Law firms face sanctions and governance gaps as AI hallucinations spread through legal filings

U.S. courts handed out over $145,000 in sanctions against law firms in early 2026 for filing AI-generated fake citations and fabricated legal theories. More than 300 federal judges now have standing orders on AI use in court filings.

Categorized in: AI News Legal
Published on: May 15, 2026
Law firms face sanctions and governance gaps as AI hallucinations spread through legal filings

Law Firms Face Growing Sanctions Over AI-Generated Legal Hallucinations

U.S. courts imposed over $145,000 in sanctions against law firms in the first quarter of 2026 for submitting briefs containing fabricated legal reasoning and fake citations generated by artificial intelligence.

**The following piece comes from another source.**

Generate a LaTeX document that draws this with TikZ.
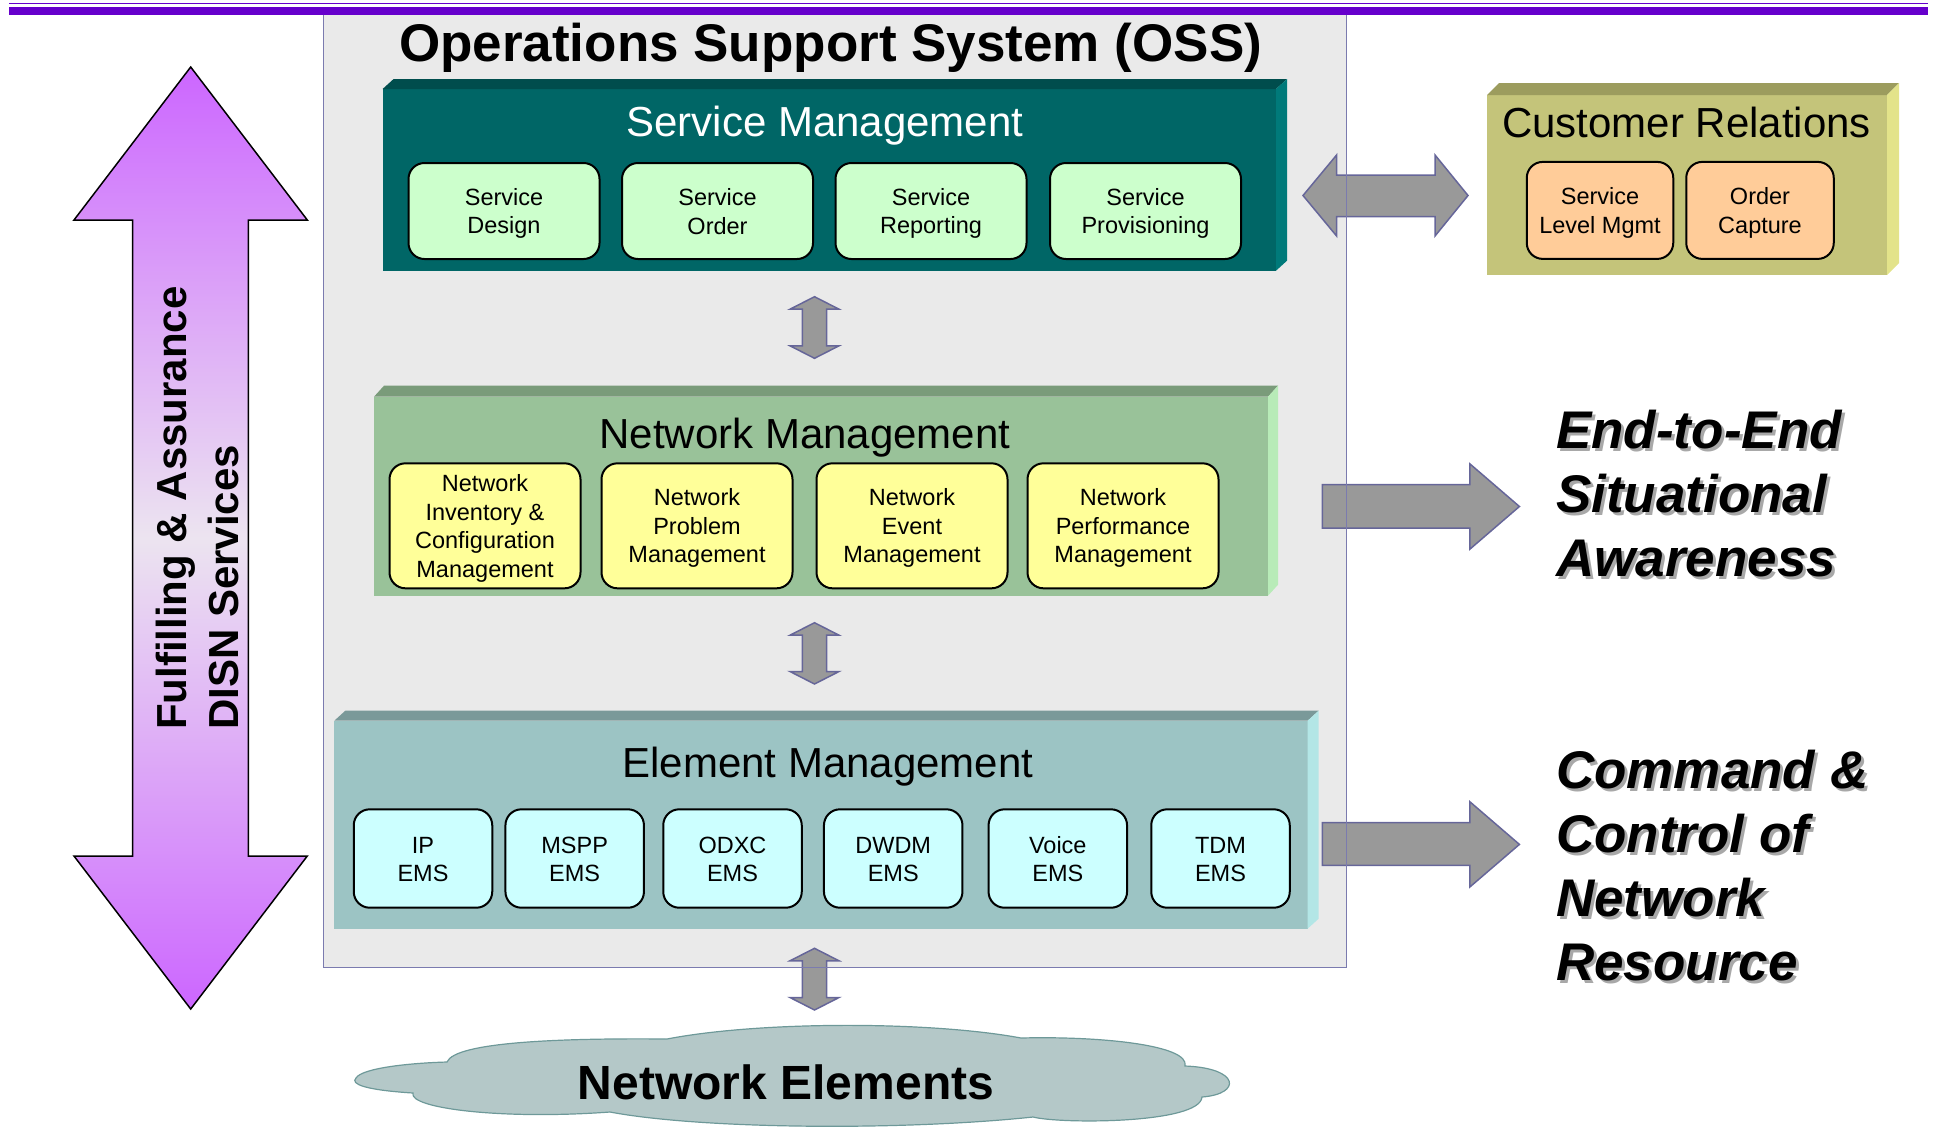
\documentclass[tikz,border=0pt]{standalone}
\usepackage{fontspec}
\setmainfont{Liberation Sans}

% palette
\definecolor{ossfill}{HTML}{EAEAEA}
\definecolor{ossline}{HTML}{7B7BAF}
\definecolor{barpurple}{HTML}{6600CC}
\definecolor{smfront}{HTML}{006666}
\definecolor{smtop}{HTML}{004D4D}
\definecolor{smside}{HTML}{007A7A}
\definecolor{svcbox}{HTML}{CCFFCC}
\definecolor{crfront}{HTML}{C4C47A}
\definecolor{crtop}{HTML}{9C9C5E}
\definecolor{crside}{HTML}{E3E38A}
\definecolor{crbox}{HTML}{FFCC99}
\definecolor{nmfront}{HTML}{99C299}
\definecolor{nmtop}{HTML}{7A9B7A}
\definecolor{nmside}{HTML}{B8EBB8}
\definecolor{nmbox}{HTML}{FFFF99}
\definecolor{emfront}{HTML}{9CC4C4}
\definecolor{emtop}{HTML}{7A9999}
\definecolor{emside}{HTML}{B3E6E6}
\definecolor{embox}{HTML}{CCFFFF}
\definecolor{blockgray}{HTML}{999999}
\definecolor{blockline}{HTML}{666699}
\definecolor{cloudfill}{HTML}{B4C8C8}
\definecolor{cloudline}{HTML}{6E9999}
\definecolor{fapurple}{HTML}{CC66FF}
\definecolor{falight}{HTML}{ECE4F0}
\definecolor{shadowgray}{HTML}{A8A8A8}

% struts that fix the first-line height and last-line depth of the boxes
\newcommand\boxstrut{\rule[-4pt]{0pt}{26pt}}
\newcommand\capstrut{\rule{0pt}{45pt}}

% top and right faces of a bevelled slab
\newcommand\slabsides[5]{%
  \fill[#4] (#1.north west) -- ++(#2,-#3) -- ([shift={(#2,-#3)}]#1.north east) -- (#1.north east) -- cycle;
  \fill[#5] (#1.north east) -- ++(#2,-#3) -- ([shift={(#2,-#3)}]#1.south east) -- (#1.south east) -- cycle;
}

% vertical double block arrow at x=#1 from y=#2 to y=#3
\newcommand\vdarrow[3]{%
  \draw[blockarrow] (#1,#2) -- ({#1+24.5},{#2+12.5}) -- ({#1+12.2},{#2+12.5})
    -- ({#1+12.2},{#3-12.5}) -- ({#1+24.5},{#3-12.5}) -- (#1,#3)
    -- ({#1-24.5},{#3-12.5}) -- ({#1-12.2},{#3-12.5}) -- ({#1-12.2},{#2+12.5})
    -- ({#1-24.5},{#2+12.5}) -- cycle;
}

\begin{document}
\begin{tikzpicture}[x=1pt,y=-1pt,
  slab/.style={inner sep=0, outer sep=0, anchor=north west},
  ibox/.style={draw=black, line width=2pt, rounded corners=16pt, inner sep=0,
    align=center, font=\fontsize{23.5}{28.5}\selectfont},
  layertitle/.style={anchor=base, inner sep=0, font=\fontsize{42}{50}\selectfont},
  blockarrow/.style={draw=blockline, line width=1.5pt, fill=blockgray, line join=miter},
  sidetext/.style={anchor=north west, align=left, inner sep=0,
    font=\bfseries\itshape\fontsize{53}{64}\selectfont},
]
\useasboundingbox (0,0) rectangle (1937,1128);

% OSS frame
\node[slab, fill=ossfill, minimum width=1023, minimum height=955] (oss) at (323.5,12.5) {};
\node[anchor=base, inner sep=0, font=\bfseries\fontsize{53}{60}\selectfont] (osstitle)
  at (830.6,61.7) {Operations Support System (OSS)};

% Service Management layer
\node[slab, fill=smfront, minimum width=893.4, minimum height=181.7] (sm) at (382.6,89) {};
\slabsides{sm}{11}{10}{smtop}{smside}
\node[layertitle, text=white] (smtitle) at (825,136) {Service Management};
\node[ibox, fill=svcbox, minimum width=191, minimum height=96] (sd) at (504,211) {\boxstrut Service\\Design\boxstrut};
\node[ibox, fill=svcbox, minimum width=191, minimum height=96] (so) at (717.5,211) {\boxstrut Service\\Order\boxstrut};
\node[ibox, fill=svcbox, minimum width=191, minimum height=96] (sr) at (931,211) {\boxstrut Service\\Reporting\boxstrut};
\node[ibox, fill=svcbox, minimum width=191, minimum height=96] (sp) at (1145.5,211) {\boxstrut Service\\Provisioning\boxstrut};

% Customer Relations block
\node[slab, fill=crfront, minimum width=400, minimum height=180] (cr) at (1487,95) {};
\slabsides{cr}{12}{12}{crtop}{crside}
\node[layertitle] (crtitle) at (1686.5,137.3) {Customer Relations};
\node[ibox, fill=crbox, minimum width=146.5, minimum height=97] (slm) at (1600,210.4) {\boxstrut Service\\Level Mgmt\boxstrut};
\node[ibox, fill=crbox, minimum width=147.5, minimum height=97] (oc) at (1760,210.4) {\boxstrut Order\\Capture\boxstrut};

% Network Management layer
\node[slab, fill=nmfront, minimum width=894, minimum height=199] (nm) at (374,396.7) {};
\slabsides{nm}{10}{11}{nmtop}{nmside}
\node[layertitle] (nmtitle) at (805,448.3) {Network Management};
\node[ibox, fill=nmbox, minimum width=191, minimum height=125] (nic) at (485,525.8) {\boxstrut Network\\Inventory \&\\Configuration\\Management\boxstrut};
\node[ibox, fill=nmbox, minimum width=191, minimum height=125] (npm) at (697,525.8) {\boxstrut Network\\Problem\\Management\boxstrut};
\node[ibox, fill=nmbox, minimum width=191, minimum height=125] (nem) at (912,525.8) {\boxstrut Network\\Event\\Management\boxstrut};
\node[ibox, fill=nmbox, minimum width=191, minimum height=125] (nperf) at (1123,525.8) {\boxstrut Network\\Performance\\Management\boxstrut};

% Element Management layer
\node[slab, fill=emfront, minimum width=973.3, minimum height=208] (em) at (334.3,720.7) {};
\slabsides{em}{11}{10}{emtop}{emside}
\node[layertitle] (emtitle) at (828,777.3) {Element Management};
\node[ibox, fill=embox, minimum width=138.5, minimum height=98.4] (ipems) at (423,858.5) {\boxstrut IP\\EMS\boxstrut};
\node[ibox, fill=embox, minimum width=138.5, minimum height=98.4] (msppems) at (574.7,858.5) {\boxstrut MSPP\\EMS\boxstrut};
\node[ibox, fill=embox, minimum width=138.5, minimum height=98.4] (odxcems) at (732.5,858.5) {\boxstrut ODXC\\EMS\boxstrut};
\node[ibox, fill=embox, minimum width=138.5, minimum height=98.4] (dwdmems) at (893.2,858.5) {\boxstrut DWDM\\EMS\boxstrut};
\node[ibox, fill=embox, minimum width=138.5, minimum height=98.4] (voiceems) at (1057.8,858.5) {\boxstrut Voice\\EMS\boxstrut};
\node[ibox, fill=embox, minimum width=138.5, minimum height=98.4] (tdmems) at (1220.5,858.5) {\boxstrut TDM\\EMS\boxstrut};

% block arrows between the layers and out of the frame
\vdarrow{814.5}{296.7}{358.3}
\vdarrow{814.5}{622.7}{684}
\vdarrow{814.5}{948.3}{1010}
\draw[blockarrow] (1303,195.5) -- (1336.6,155) -- (1336.6,175) -- (1435,175) -- (1435,155)
  -- (1468,195.5) -- (1435,236) -- (1435,216.7) -- (1336.6,216.7) -- (1336.6,236) -- cycle;
\draw[blockarrow] (1322.4,484.7) -- (1469.8,484.7) -- (1469.8,463.8) -- (1519.4,506.5)
  -- (1469.8,549.2) -- (1469.8,528.2) -- (1322.4,528.2) -- cycle;
\draw[blockarrow] (1322.4,822.7) -- (1469.8,822.7) -- (1469.8,801.7) -- (1519.4,844.4)
  -- (1469.8,887) -- (1469.8,865.4) -- (1322.4,865.4) -- cycle;

% OSS frame outline on top
\draw[ossline, line width=1.5pt] (oss.north west) rectangle (oss.south east);

% header rules
\draw[barpurple, line width=1.5pt] (9,3.6) -- (1928,3.6);
\fill[barpurple] (9,6.7) rectangle (1928,14.5);

% Fulfilling & Assurance arrow
\draw[black, line width=1.5pt, top color=fapurple, bottom color=fapurple, middle color=falight]
  (190.7,67) -- (307.3,220) -- (248.3,220) -- (248.3,856) -- (307.3,856) -- (190.7,1009)
  -- (74,856) -- (132.7,856) -- (132.7,220) -- (74,220) -- cycle;
\node[rotate=90, anchor=west, align=left, inner sep=0, font=\bfseries\fontsize{42}{51.6}\selectfont]
  (fa) at (197.2,730) {Fulfilling \& Assurance\\DISN Services};

% Network Elements cloud
\draw[cloudline, line width=1.2pt, fill=cloudfill] (447,1062)
  .. controls (455,1042) and (560,1038) .. (667,1039)
  .. controls (760,1021) and (930,1021) .. (1021,1038)
  .. controls (1100,1036) and (1190,1045) .. (1185,1066)
  .. controls (1240,1068) and (1242,1094) .. (1202,1097)
  .. controls (1200,1124) and (1060,1124) .. (1033,1117)
  .. controls (900,1131) and (700,1129) .. (610,1112)
  .. controls (500,1120) and (408,1108) .. (413,1093)
  .. controls (365,1090) and (350,1084) .. (356,1078)
  .. controls (362,1068) and (410,1063) .. (447,1062) -- cycle;
\node[anchor=base, inner sep=0, font=\bfseries\fontsize{48}{56}\selectfont] (ne) at (786,1099.3) {Network Elements};

% outcome captions with drop shadow
\node[sidetext, text=shadowgray] (e2eshadow) at (1559,406) {\capstrut End-to-End\\Situational\\Awareness};
\node[sidetext] (e2e) at (1556,403) {\capstrut End-to-End\\Situational\\Awareness};
\node[sidetext, text=shadowgray] (ccshadow) at (1559,746) {\capstrut Command \&\\Control of\\Network\\Resource};
\node[sidetext] (cc) at (1556,743) {\capstrut Command \&\\Control of\\Network\\Resource};
\end{tikzpicture}
\end{document}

More than 300 federal judges have adopted standing orders addressing AI use in filings, and the number of documented cases involving AI hallucinations continues to climb.

The problem extends beyond simple factual errors. Generative AI systems now produce convincing but entirely fictional legal theories-complete with invented case citations and arguments-that pass traditional verification checks. A hallucinated legal theory can clear cite-checking tools like Westlaw and Lexis, only to collapse under court scrutiny.

Cat Casey, legal tech expert and partner at Masters AI Legal, said legal theory hallucinations are the hardest to catch. "A hallucinated legal theory passes every cite check and still blows up your case," she said. A database tracking AI-related legal decisions has cataloged over 1,369 cases involving hallucinations, though that number represents only what courts detected.

Courts are not catching everything. "Courts don't routinely verify every citation. Fabricated authorities pass undetected constantly, especially in cases that settle or where opposing counsel lacks resources to check," Casey said.

Shadow AI Compounds the Risk

Beyond hallucinations, law firms face a second threat: employees using unapproved AI tools without authorization. Over 68% of legal professionals admitted to using unapproved AI tools at least once in the past year, yet fewer than 20% of firms have formal policies to manage the exposure.

Andrew Adams, partner and chief administrative officer at DarrowEverett, called shadow AI arguably more dangerous because it operates outside any governance framework. A National Cybersecurity Alliance survey found that 43% of employees using AI admitted to sharing sensitive company information with AI tools without their employer's knowledge.

In law firms handling privileged communications and trade secrets, the exposure is severe. Materials shared outside the attorney-client relationship can become discoverable in litigation, turning shadow AI into a liability that extends far beyond the original AI use.

Even Trusted Platforms Hallucinate

Lawyers cannot assume outputs are trustworthy simply because they come from established legal research platforms. A 2024 Stanford-led study found hallucination rates of roughly 33% for Westlaw AI-Assisted Research and 17% for Lexis+ AI under benchmark testing.

"Lawyers face the same sanction for a hallucination, whether it is from Westlaw or an individual AI platform," Casey said. "The courts have not differentiated. The trusted brand was not a defense."

A federal court in Oregon imposed $110,000 in sanctions on attorneys who relied on AI-generated fictitious case law and failed to take ownership of their error. An elite law firm filed an emergency letter admitting that AI-generated hallucinations had made it into a bankruptcy court filing.

Red Flags in AI-Generated Work

Casey identified three main types of hallucinations: wholesale case fabrication, fake quotes attributed to real cases, and real cases with authentic citations attached to arguments unrelated to the case.

Warning signs include:

  • Cases that fit a fact pattern too perfectly
  • Opinions with balanced, clean prose and no hedging language
  • Cases cited multiple times across different arguments or fact patterns
  • Cases not found in a primary source database in a 30-second search

"Even absent any of these glaring red flags, any workflow that has reliance on AI research should have an audit component. Humans should always verify and then trust AI at this stage of the game," Casey said.

Verification Is an Ethical Obligation

Under Rule 11 and its state equivalents, every attorney who signs a filing certifies that legal contentions are warranted by existing law. That certification cannot be outsourced to a machine.

Adams said verification is not optional. "The lesson from 2025 and early 2026 is that no firm is immune," he said. Firms and corporate legal departments that fail to treat AI governance with the same rigor as cybersecurity or conflicts management are exposing themselves to substantial risk.

Courts have made clear that communications with unsecured third-party AI systems may not be privileged and may be used against parties in litigation, as demonstrated in United States v. Heppner.

Building Governance Frameworks

Effective governance requires access controls, training, and proper review of litigation filings. Law firms must ensure deliverables are audited for hallucinations, particularly when authorized AI programs are used.

As AI becomes less visible-embedded in legal research platforms, word processors, and drafting tools-the risk increases. "What changes is how invisible the AI becomes, and that invisibility is exactly where the risk lives," Casey said.